Task to complete> Could you write out every record below exactly, leaving out any pictures?

Dataset extract>
--- Start ---

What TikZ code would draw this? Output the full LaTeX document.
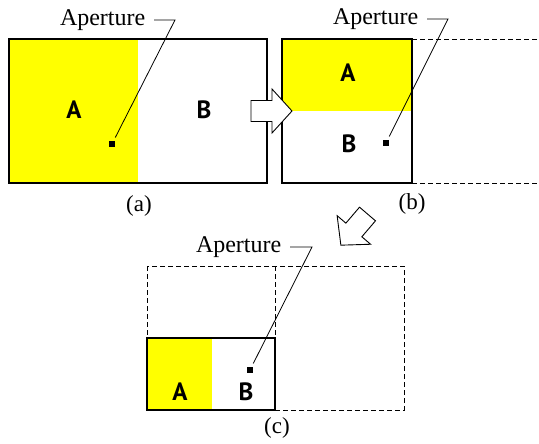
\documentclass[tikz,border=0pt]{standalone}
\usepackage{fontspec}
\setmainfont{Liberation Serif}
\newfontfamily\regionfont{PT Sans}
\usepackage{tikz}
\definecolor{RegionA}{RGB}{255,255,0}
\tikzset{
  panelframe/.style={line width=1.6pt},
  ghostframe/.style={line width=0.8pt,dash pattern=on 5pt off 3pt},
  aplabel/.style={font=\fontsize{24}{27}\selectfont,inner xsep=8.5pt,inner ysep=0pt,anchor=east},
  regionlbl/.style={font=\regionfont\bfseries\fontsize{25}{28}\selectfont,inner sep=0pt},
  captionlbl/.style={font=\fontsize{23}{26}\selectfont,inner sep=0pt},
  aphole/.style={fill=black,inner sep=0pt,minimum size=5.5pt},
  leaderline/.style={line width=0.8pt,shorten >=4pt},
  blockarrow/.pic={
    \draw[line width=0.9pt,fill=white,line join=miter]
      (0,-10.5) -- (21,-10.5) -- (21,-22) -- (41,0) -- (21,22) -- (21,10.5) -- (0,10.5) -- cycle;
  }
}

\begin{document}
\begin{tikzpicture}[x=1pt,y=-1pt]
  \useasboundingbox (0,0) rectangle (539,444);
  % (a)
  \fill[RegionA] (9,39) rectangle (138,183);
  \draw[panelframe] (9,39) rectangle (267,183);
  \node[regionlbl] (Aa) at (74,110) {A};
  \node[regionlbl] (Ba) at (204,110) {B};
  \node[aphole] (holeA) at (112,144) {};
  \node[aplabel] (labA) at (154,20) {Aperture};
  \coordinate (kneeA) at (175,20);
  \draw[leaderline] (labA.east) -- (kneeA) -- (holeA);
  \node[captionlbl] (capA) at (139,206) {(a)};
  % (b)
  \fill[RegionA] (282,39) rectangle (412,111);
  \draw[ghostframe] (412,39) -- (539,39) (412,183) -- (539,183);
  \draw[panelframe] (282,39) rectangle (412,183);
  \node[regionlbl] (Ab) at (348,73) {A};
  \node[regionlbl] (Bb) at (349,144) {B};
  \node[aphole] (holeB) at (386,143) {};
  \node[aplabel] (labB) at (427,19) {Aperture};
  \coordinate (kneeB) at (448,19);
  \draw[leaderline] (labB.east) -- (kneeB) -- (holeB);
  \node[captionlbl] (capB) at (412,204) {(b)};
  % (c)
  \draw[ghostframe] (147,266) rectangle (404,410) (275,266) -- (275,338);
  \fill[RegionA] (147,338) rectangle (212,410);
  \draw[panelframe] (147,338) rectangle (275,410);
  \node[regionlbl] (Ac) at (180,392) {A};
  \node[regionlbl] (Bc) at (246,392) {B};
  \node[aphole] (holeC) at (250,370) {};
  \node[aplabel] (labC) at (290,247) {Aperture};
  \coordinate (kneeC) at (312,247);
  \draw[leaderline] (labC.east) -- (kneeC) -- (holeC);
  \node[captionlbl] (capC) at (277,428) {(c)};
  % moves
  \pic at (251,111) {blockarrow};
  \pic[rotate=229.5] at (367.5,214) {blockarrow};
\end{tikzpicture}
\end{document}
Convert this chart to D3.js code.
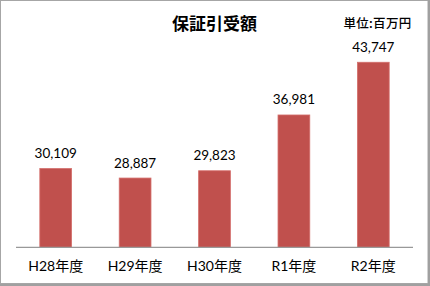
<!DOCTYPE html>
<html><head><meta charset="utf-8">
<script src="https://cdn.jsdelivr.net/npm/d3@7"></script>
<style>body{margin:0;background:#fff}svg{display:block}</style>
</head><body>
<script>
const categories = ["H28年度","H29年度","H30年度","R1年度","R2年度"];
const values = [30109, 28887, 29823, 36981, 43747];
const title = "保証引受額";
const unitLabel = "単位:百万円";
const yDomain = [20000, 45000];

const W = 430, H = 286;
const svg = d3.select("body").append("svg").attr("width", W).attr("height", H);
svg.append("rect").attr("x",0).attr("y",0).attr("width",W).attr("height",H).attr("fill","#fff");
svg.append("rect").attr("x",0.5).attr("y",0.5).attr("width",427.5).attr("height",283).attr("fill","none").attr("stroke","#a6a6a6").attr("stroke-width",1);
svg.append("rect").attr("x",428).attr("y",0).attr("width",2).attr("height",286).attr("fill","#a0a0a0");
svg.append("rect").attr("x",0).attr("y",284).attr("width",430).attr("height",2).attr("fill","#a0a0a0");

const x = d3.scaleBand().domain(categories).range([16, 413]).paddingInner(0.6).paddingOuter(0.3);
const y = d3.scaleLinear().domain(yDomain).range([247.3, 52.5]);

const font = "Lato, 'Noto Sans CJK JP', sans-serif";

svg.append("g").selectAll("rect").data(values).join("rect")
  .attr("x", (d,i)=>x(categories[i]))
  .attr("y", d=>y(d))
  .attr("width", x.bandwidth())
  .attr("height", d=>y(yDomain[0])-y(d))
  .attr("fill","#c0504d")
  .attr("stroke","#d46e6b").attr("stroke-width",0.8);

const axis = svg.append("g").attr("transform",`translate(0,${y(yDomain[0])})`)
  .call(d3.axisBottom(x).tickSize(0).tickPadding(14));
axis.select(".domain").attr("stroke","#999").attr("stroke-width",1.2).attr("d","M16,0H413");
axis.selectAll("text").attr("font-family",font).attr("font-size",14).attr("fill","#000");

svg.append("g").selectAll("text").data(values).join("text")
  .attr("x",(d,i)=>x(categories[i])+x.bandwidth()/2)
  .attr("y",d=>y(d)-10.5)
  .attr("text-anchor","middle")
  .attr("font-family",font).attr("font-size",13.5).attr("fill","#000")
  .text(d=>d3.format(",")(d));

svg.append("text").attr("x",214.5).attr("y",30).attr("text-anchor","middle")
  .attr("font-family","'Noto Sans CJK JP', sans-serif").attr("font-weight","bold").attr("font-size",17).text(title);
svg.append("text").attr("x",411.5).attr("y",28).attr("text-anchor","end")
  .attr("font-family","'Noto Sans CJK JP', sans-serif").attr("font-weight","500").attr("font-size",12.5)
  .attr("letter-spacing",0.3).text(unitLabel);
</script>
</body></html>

--- End ---

Reply>
What TikZ code would draw this? Output the full LaTeX document.
\documentclass[tikz,border=0pt]{standalone}
\usepackage{fontspec}
\setmainfont{Liberation Serif}
\newfontfamily\regionfont{PT Sans}
\usepackage{tikz}
\definecolor{RegionA}{RGB}{255,255,0}
\tikzset{
  panelframe/.style={line width=1.6pt},
  ghostframe/.style={line width=0.8pt,dash pattern=on 5pt off 3pt},
  aplabel/.style={font=\fontsize{24}{27}\selectfont,inner xsep=8.5pt,inner ysep=0pt,anchor=east},
  regionlbl/.style={font=\regionfont\bfseries\fontsize{25}{28}\selectfont,inner sep=0pt},
  captionlbl/.style={font=\fontsize{23}{26}\selectfont,inner sep=0pt},
  aphole/.style={fill=black,inner sep=0pt,minimum size=5.5pt},
  leaderline/.style={line width=0.8pt,shorten >=4pt},
  blockarrow/.pic={
    \draw[line width=0.9pt,fill=white,line join=miter]
      (0,-10.5) -- (21,-10.5) -- (21,-22) -- (41,0) -- (21,22) -- (21,10.5) -- (0,10.5) -- cycle;
  }
}

\begin{document}
\begin{tikzpicture}[x=1pt,y=-1pt]
  \useasboundingbox (0,0) rectangle (539,444);
  % (a)
  \fill[RegionA] (9,39) rectangle (138,183);
  \draw[panelframe] (9,39) rectangle (267,183);
  \node[regionlbl] (Aa) at (74,110) {A};
  \node[regionlbl] (Ba) at (204,110) {B};
  \node[aphole] (holeA) at (112,144) {};
  \node[aplabel] (labA) at (154,20) {Aperture};
  \coordinate (kneeA) at (175,20);
  \draw[leaderline] (labA.east) -- (kneeA) -- (holeA);
  \node[captionlbl] (capA) at (139,206) {(a)};
  % (b)
  \fill[RegionA] (282,39) rectangle (412,111);
  \draw[ghostframe] (412,39) -- (539,39) (412,183) -- (539,183);
  \draw[panelframe] (282,39) rectangle (412,183);
  \node[regionlbl] (Ab) at (348,73) {A};
  \node[regionlbl] (Bb) at (349,144) {B};
  \node[aphole] (holeB) at (386,143) {};
  \node[aplabel] (labB) at (427,19) {Aperture};
  \coordinate (kneeB) at (448,19);
  \draw[leaderline] (labB.east) -- (kneeB) -- (holeB);
  \node[captionlbl] (capB) at (412,204) {(b)};
  % (c)
  \draw[ghostframe] (147,266) rectangle (404,410) (275,266) -- (275,338);
  \fill[RegionA] (147,338) rectangle (212,410);
  \draw[panelframe] (147,338) rectangle (275,410);
  \node[regionlbl] (Ac) at (180,392) {A};
  \node[regionlbl] (Bc) at (246,392) {B};
  \node[aphole] (holeC) at (250,370) {};
  \node[aplabel] (labC) at (290,247) {Aperture};
  \coordinate (kneeC) at (312,247);
  \draw[leaderline] (labC.east) -- (kneeC) -- (holeC);
  \node[captionlbl] (capC) at (277,428) {(c)};
  % moves
  \pic at (251,111) {blockarrow};
  \pic[rotate=229.5] at (367.5,214) {blockarrow};
\end{tikzpicture}
\end{document}
Convert this chart to D3.js code.
<!DOCTYPE html>
<html><head><meta charset="utf-8">
<script src="https://cdn.jsdelivr.net/npm/d3@7"></script>
<style>body{margin:0;background:#fff}svg{display:block}</style>
</head><body>
<script>
const categories = ["H28年度","H29年度","H30年度","R1年度","R2年度"];
const values = [30109, 28887, 29823, 36981, 43747];
const title = "保証引受額";
const unitLabel = "単位:百万円";
const yDomain = [20000, 45000];

const W = 430, H = 286;
const svg = d3.select("body").append("svg").attr("width", W).attr("height", H);
svg.append("rect").attr("x",0).attr("y",0).attr("width",W).attr("height",H).attr("fill","#fff");
svg.append("rect").attr("x",0.5).attr("y",0.5).attr("width",427.5).attr("height",283).attr("fill","none").attr("stroke","#a6a6a6").attr("stroke-width",1);
svg.append("rect").attr("x",428).attr("y",0).attr("width",2).attr("height",286).attr("fill","#a0a0a0");
svg.append("rect").attr("x",0).attr("y",284).attr("width",430).attr("height",2).attr("fill","#a0a0a0");

const x = d3.scaleBand().domain(categories).range([16, 413]).paddingInner(0.6).paddingOuter(0.3);
const y = d3.scaleLinear().domain(yDomain).range([247.3, 52.5]);

const font = "Lato, 'Noto Sans CJK JP', sans-serif";

svg.append("g").selectAll("rect").data(values).join("rect")
  .attr("x", (d,i)=>x(categories[i]))
  .attr("y", d=>y(d))
  .attr("width", x.bandwidth())
  .attr("height", d=>y(yDomain[0])-y(d))
  .attr("fill","#c0504d")
  .attr("stroke","#d46e6b").attr("stroke-width",0.8);

const axis = svg.append("g").attr("transform",`translate(0,${y(yDomain[0])})`)
  .call(d3.axisBottom(x).tickSize(0).tickPadding(14));
axis.select(".domain").attr("stroke","#999").attr("stroke-width",1.2).attr("d","M16,0H413");
axis.selectAll("text").attr("font-family",font).attr("font-size",14).attr("fill","#000");

svg.append("g").selectAll("text").data(values).join("text")
  .attr("x",(d,i)=>x(categories[i])+x.bandwidth()/2)
  .attr("y",d=>y(d)-10.5)
  .attr("text-anchor","middle")
  .attr("font-family",font).attr("font-size",13.5).attr("fill","#000")
  .text(d=>d3.format(",")(d));

svg.append("text").attr("x",214.5).attr("y",30).attr("text-anchor","middle")
  .attr("font-family","'Noto Sans CJK JP', sans-serif").attr("font-weight","bold").attr("font-size",17).text(title);
svg.append("text").attr("x",411.5).attr("y",28).attr("text-anchor","end")
  .attr("font-family","'Noto Sans CJK JP', sans-serif").attr("font-weight","500").attr("font-size",12.5)
  .attr("letter-spacing",0.3).text(unitLabel);
</script>
</body></html>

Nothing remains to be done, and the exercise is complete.